My reply: Here are my problems with kernel densities (in this example, and more generally):
1. Annoying artifacts, such as all-positive quantities whose kernel density estimates go into the negative zone. This can be fixed, but (a) it typically isn’t, and (b) when there isn’t an obvious bound, you still have the issue of the kernel density including places that it shouldn’t.
2. It’s hard to see where the data are. As I wrote in my blog linked above, I think it’s better to just see the data directly. Especially for something like vote proportions that I can understand pretty well directly. For example, when I see the little peak at 3% in the density in Figure 2 of Chen and Rodden, or the falloff after 80%, I’d rather just see what’s happening there rather than trying to guess by taking the density estimate and mentally un-convolving the kernel.

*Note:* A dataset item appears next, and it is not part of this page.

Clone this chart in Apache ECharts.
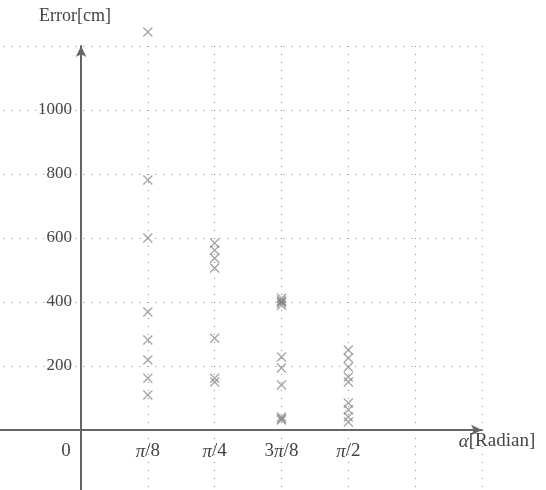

3. The other thing I like about a histogram is that it contains the seeds of its own destruction–that is, an internal estimate of uncertainty, based on variation in the heights of the histogram bars. See here for more discussion of this point, in particular the idea that the goal of a histogram or density estimate is not to most accurately estimate the true superpopulation density (whatever that means in this example) but rather to get an understanding of what the data are telling you.